(Data records)
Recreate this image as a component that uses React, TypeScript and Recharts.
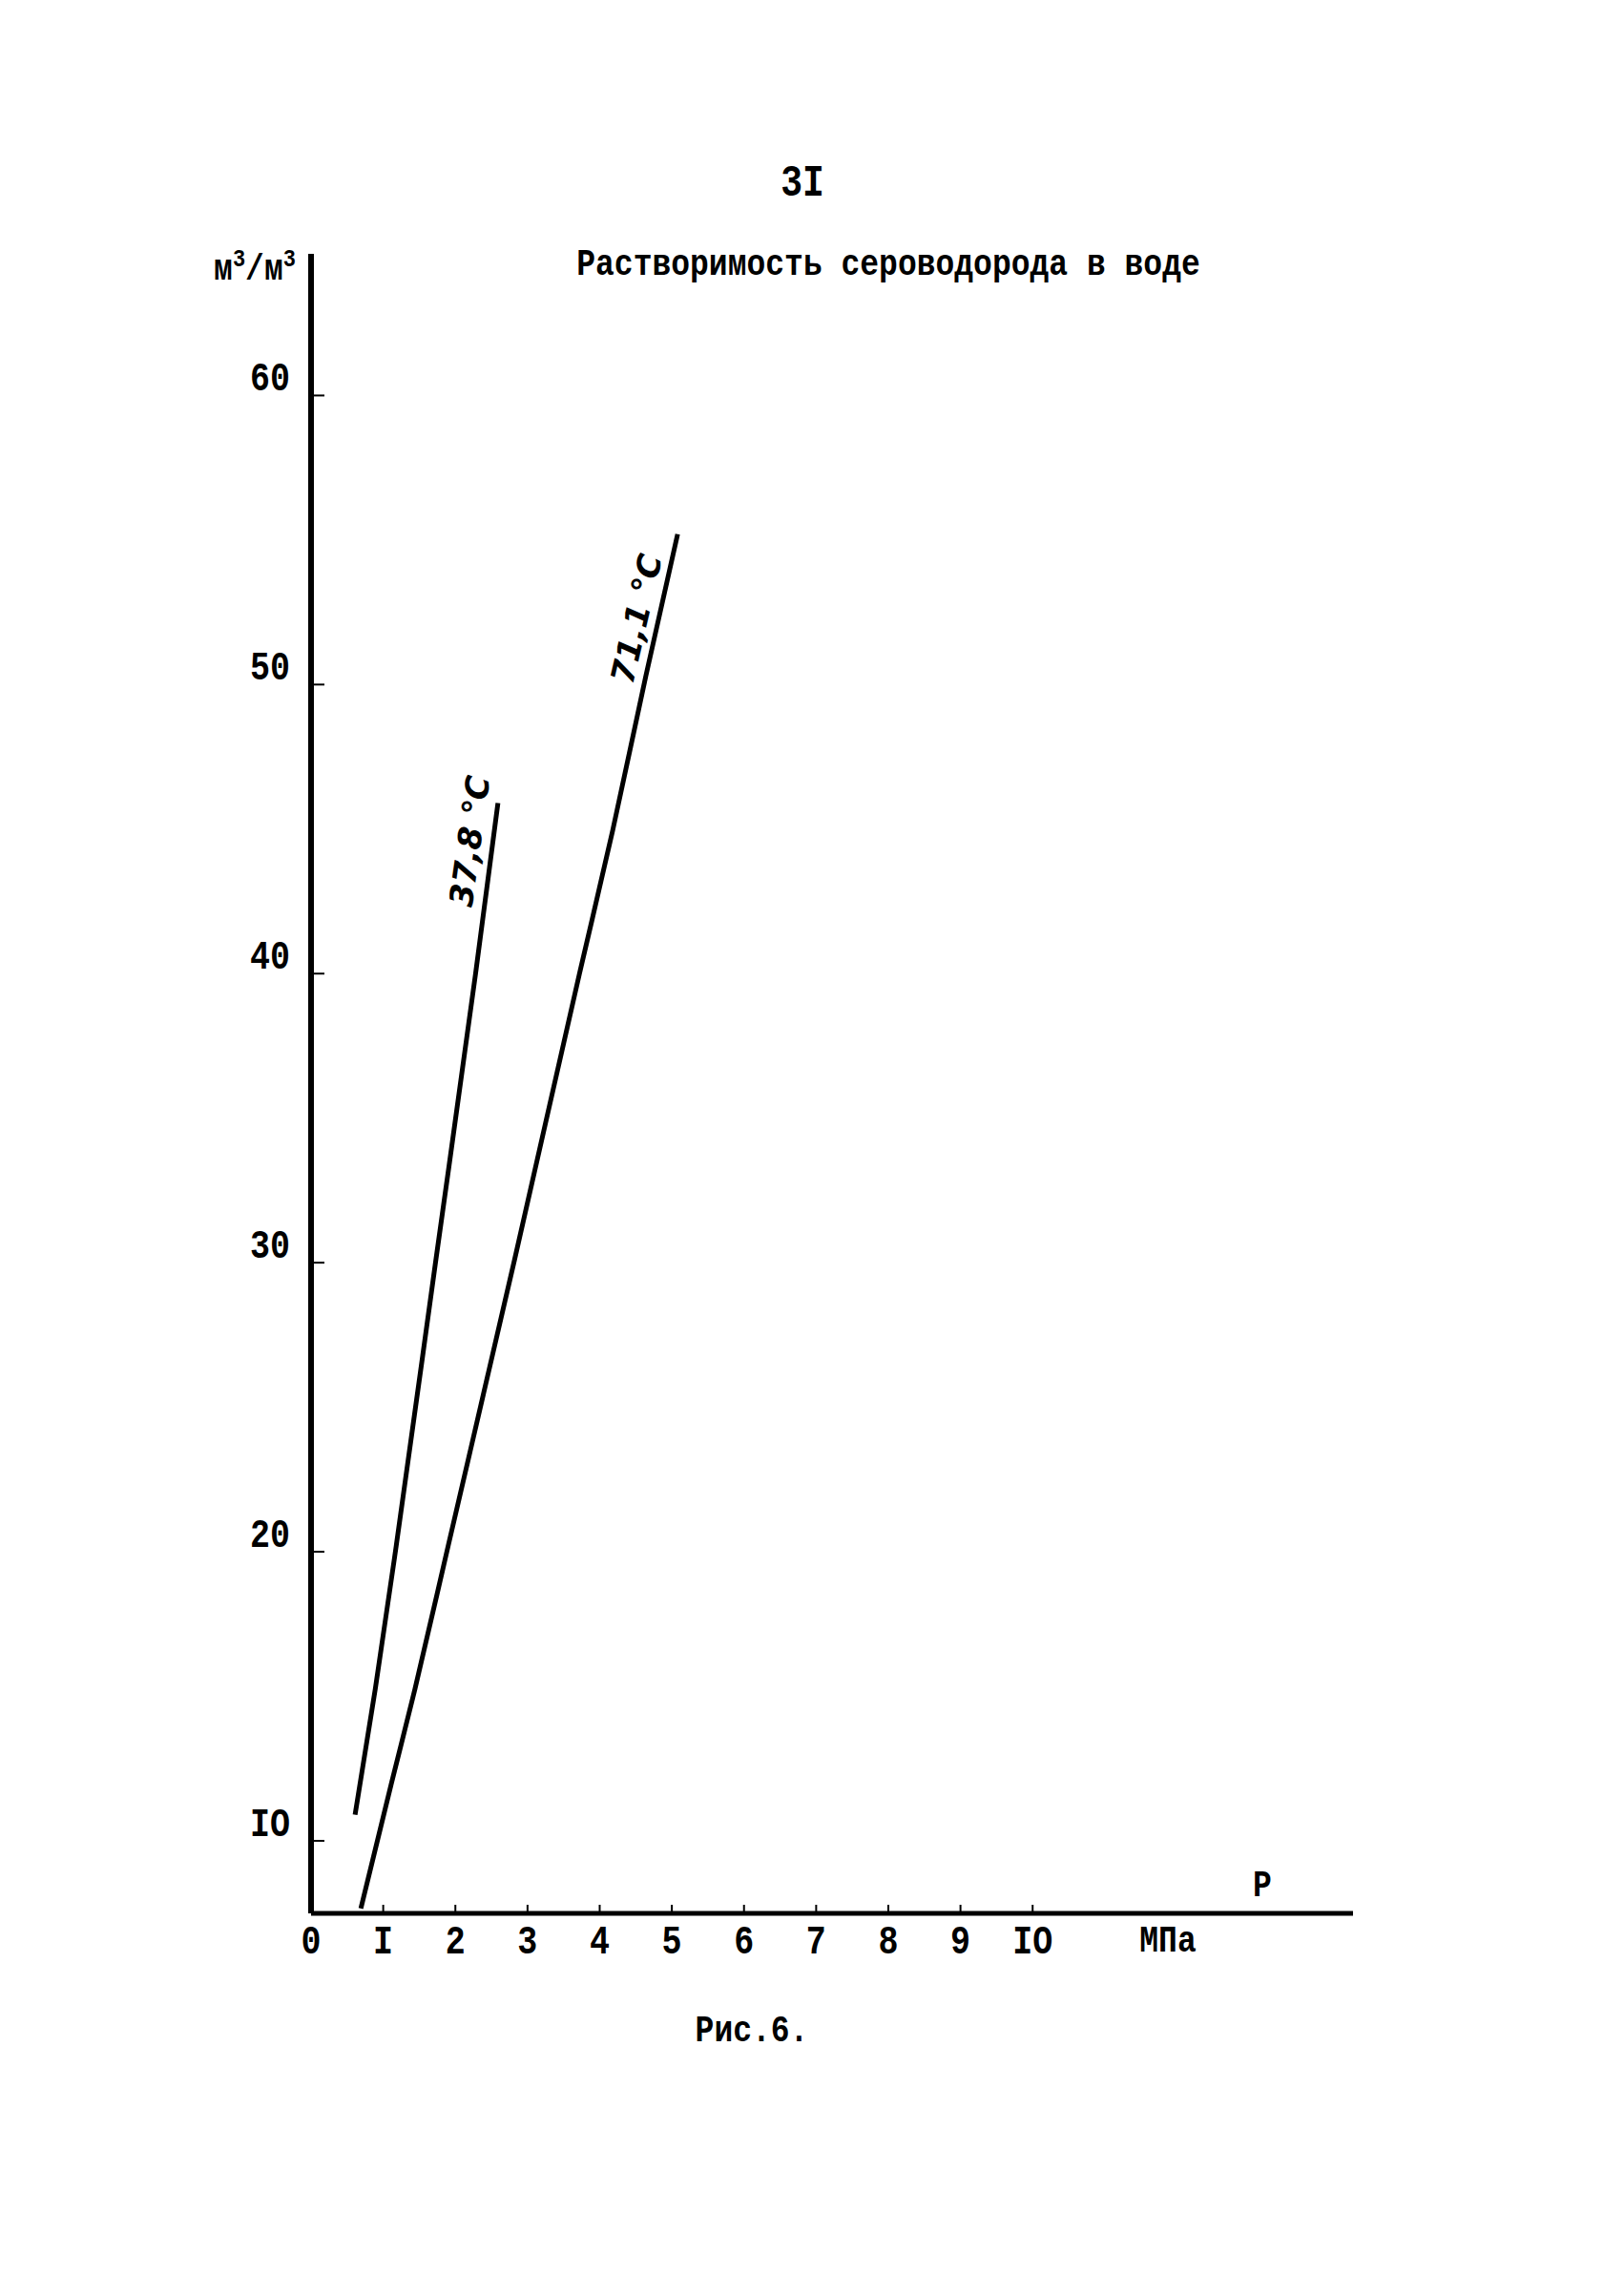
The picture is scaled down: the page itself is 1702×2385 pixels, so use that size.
import React from 'react';
import { LineChart, Line, XAxis, YAxis } from 'recharts';

// Solubility of H2S in water, m3/m3 vs pressure, MPa
const pressure378 = [0.61, 0.89, 1.18, 1.73, 2.28, 2.54, 2.59];
const solub378 = [10.9, 15.25, 20.2, 30.1, 40.0, 44.95, 45.9];

const pressure711 = [0.69, 1.11, 1.44, 1.9, 2.82, 3.72, 4.18, 4.64, 5.08];
const solub711 = [7.66, 11.95, 15.25, 20.2, 30.1, 40.0, 44.95, 50.3, 55.2];

const xTicks = [0, 1, 2, 3, 4, 5, 6, 7, 8, 9, 10];
const xTickLabels = ['0', 'I', '2', '3', '4', '5', '6', '7', '8', '9', 'IO'];
const yTicks = [10, 20, 30, 40, 50, 60];
const yTickLabels = ['IO', '20', '30', '40', '50', '60'];

const data378 = pressure378.map((p, i) => ({ p, v: solub378[i] }));
const data711 = pressure711.map((p, i) => ({ p, v: solub711[i] }));

const FONT = '"Liberation Mono", "DejaVu Sans Mono", monospace';
const INK = '#000';

const YTick = (props: any) => {
  const { x, y, payload } = props;
  const label = yTickLabels[yTicks.indexOf(payload.value)];
  return (
    <g>
      <line x1={x} y1={y} x2={x + 14} y2={y} stroke={INK} strokeWidth={2} />
      <text x={x - 22} y={y - 16} textAnchor="end" dominantBaseline="central"
        fontFamily={FONT} fontWeight="bold" fontSize={35} fill={INK}
        transform={`translate(0 ${y - 16}) scale(1 1.2) translate(0 ${-(y - 16)})`}>{label}</text>
    </g>
  );
};

const XTick = (props: any) => {
  const { x, y, payload } = props;
  const label = xTickLabels[xTicks.indexOf(payload.value)];
  return (
    <g>
      {payload.value > 0 && <line x1={x} y1={y} x2={x} y2={y - 9} stroke={INK} strokeWidth={2} />}
      <text x={x} y={y + 31} textAnchor="middle" dominantBaseline="central"
        fontFamily={FONT} fontWeight="bold" fontSize={35} fill={INK}
        transform={`translate(0 ${y + 31}) scale(1 1.2) translate(0 ${-(y + 31)})`}>{label}</text>
    </g>
  );
};

// rotated handwritten curve label, placed at one point of the line
const curveLabel = (text: string, at: number, dx: number, dy: number, angle: number) => (props: any) => {
  const { x, y, index } = props;
  if (index !== at) return null;
  const cx = x + dx;
  const cy = y + dy;
  return (
    <text x={cx} y={cy} textAnchor="middle" dominantBaseline="central"
      transform={`rotate(${angle} ${cx} ${cy})`}
      fontFamily='"DejaVu Sans", sans-serif' fontStyle="italic" fontWeight="bold"
      fontSize={34} fill={INK}>{text}</text>
  );
};

const textStyle: React.CSSProperties = {
  position: 'absolute',
  transform: 'translate(-50%, -50%) scaleY(1.2)',
  fontFamily: FONT,
  fontWeight: 'bold',
  color: INK,
  whiteSpace: 'nowrap',
  lineHeight: 1,
};

export default function App() {
  return (
    <div style={{ position: 'absolute', left: 0, top: 0, width: 1702, height: 2385, background: '#fff' }}>
      <LineChart width={1702} height={2385} margin={{ top: 266, right: 284, left: 226, bottom: 320 }}>
        <XAxis
          type="number"
          dataKey="p"
          domain={[0, 14.44]}
          ticks={xTicks}
          allowDataOverflow
          height={60}
          tickSize={0}
          tickMargin={0}
          tickLine={false}
          axisLine={{ stroke: INK, strokeWidth: 5 }}
          tick={<XTick />}
          interval={0}
        />
        <YAxis
          type="number"
          dataKey="v"
          domain={[7.49, 64.9]}
          ticks={yTicks}
          allowDataOverflow
          width={100}
          tickSize={0}
          tickMargin={0}
          tickLine={false}
          axisLine={{ stroke: INK, strokeWidth: 6 }}
          tick={<YTick />}
          interval={0}
        />
        <Line
          data={data378}
          dataKey="v"
          type="monotone"
          stroke={INK}
          strokeWidth={5}
          dot={false}
          isAnimationActive={false}
          label={curveLabel('37,8 °C', 5, -26, 11, -82)}
        />
        <Line
          data={data711}
          dataKey="v"
          type="monotone"
          stroke={INK}
          strokeWidth={5}
          dot={false}
          isAnimationActive={false}
          label={curveLabel('71,1 °C', 7, -10, -60, -77)}
        />
      </LineChart>
      <div style={{ ...textStyle, left: 841, top: 193, fontSize: 38 }}>3I</div>
      <div style={{ ...textStyle, left: 931, top: 278, fontSize: 33 }}>Растворимость сероводорода в воде</div>
      <div style={{ ...textStyle, left: 267, top: 281, fontSize: 33 }}>
        м<sup style={{ fontSize: 22 }}>3</sup>/м<sup style={{ fontSize: 22 }}>3</sup>
      </div>
      <div style={{ ...textStyle, left: 1224, top: 2035, fontSize: 33 }}>МПа</div>
      <div style={{ ...textStyle, left: 1323, top: 1977, fontSize: 33 }}>P</div>
      <div style={{ ...textStyle, left: 788, top: 2129, fontSize: 33 }}>Рис.6.</div>
    </div>
  );
}
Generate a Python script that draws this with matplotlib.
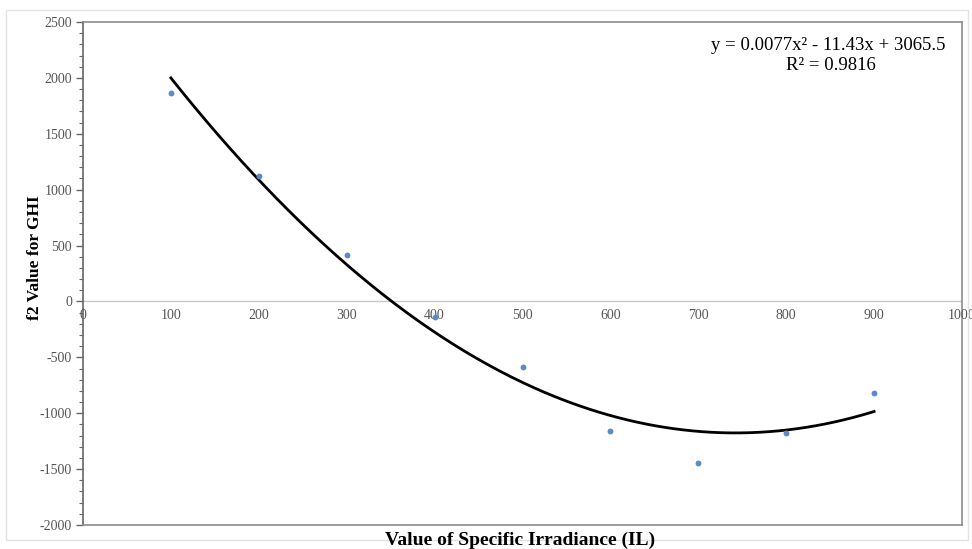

◆ **PROBLEM REQUIREMENTS**
Of all the lines above, how many contain the word "that"? Answer with only the number.

◆ **WRITTEN SOLUTION**
3